Celui qui voyait par les oreilles…
par Coline Merlo
Le jeune metteur en scène brésilien Marcus Borja monte, dans le cadre du programme SACRe, qui permet de conduire une thèse de recherches théâtrales à vocation de création une œuvre merveilleuse, Théâtre, qui déplace de la vue à l’ouïe le lieu de la représentation. Ce travail initié à l’université de São Paulo se poursuit depuis deux ans grâce à la ferveur des cinquante interprètes… et à la réinvention passionnée de la pratique du chef de chœur.
Nous entrons salle Louis-Jouvet. La pièce est entièrement lambrissée, régie cachée dans les hauteurs, plaisir à l’œil des panneaux de bois clair. Les chaises qui nous attendent sont disposées en cercle. Assis, nous sont transmises d’étranges consignes : poser manteaux et sacs sous nos sièges mais plutôt là qu’ici et sans utiliser le dossier, merci. Mélodies expirantes des portables réduits au silence, rumeur de public qui attend, et le metteur en scène Marcus Borja vient nous accueillir. Silhouette étonnante, hésitant, gracile, la voix douce, avec des inflexions marquant une attention permanente à chacun. Le spectacle va se donner dans le noir. On ne nous prend pas en traître, ni brusquement : le décor nous est présenté. C’est-à-dire que la lumière s’éteint. «Comme nous sommes différemment sensibles à ce qu’une obscurité complète provoque, explique-t-il, il est encore loisible, avant le début, de partir». Nous sommes ensuite invités au voyage « des sens plutôt que du sens », avec « nos paysages, nos couleurs ». Personne ne sort. Cela commence.

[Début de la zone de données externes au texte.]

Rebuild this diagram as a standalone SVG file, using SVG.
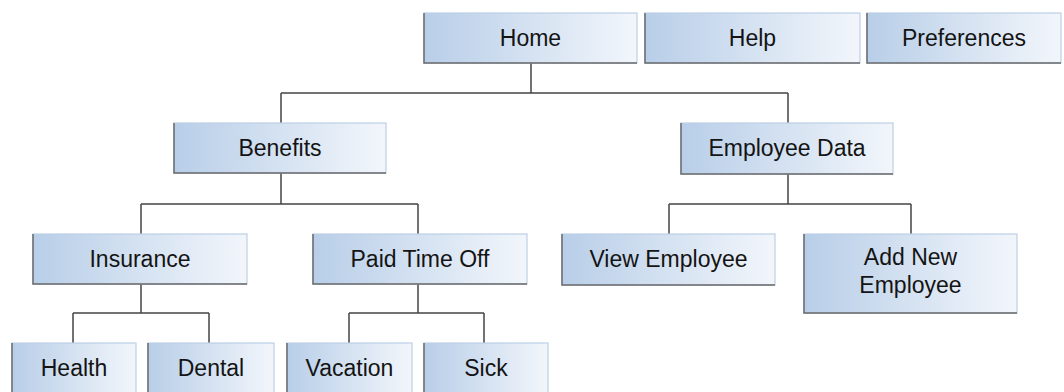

Théâtre, conception, mise en scène, direction musicale et travail vocal de Marcus Borja © Diego Bresani
La lumière s’éteint, des pas approchent, ils sont cinquante choristes, qui viennent se placer derrière nous, formant un second cercle extérieur, quand nos visages de spectateurs sont tournés vers un centre. Le chant s’élève de ce cercle derrière nous, et la sensation est si physique qu’on peut s’y adosser, que c’est un mur, tangible et sûr, où s’appuyer. Un appel puissant vient à droite, décline comme la houle pour se concentrer à l’autre bout du cercle, chants et répons liés par cette géographie frémissante. On suit la descente du flot chantant, d’un bord à l’autre. On entend suspensions et attentes, éclats, trépidations d’enfer, rythmes tressés, une joie sans langage connu, puissance jaillissante qui ne cesse pas. Marcus Borja a la grâce du chant. Comme s’il n’avait perçu son existence entière, des premières classes de musique aux vicissitudes quotidiennes de l’adulte, que par les oreilles.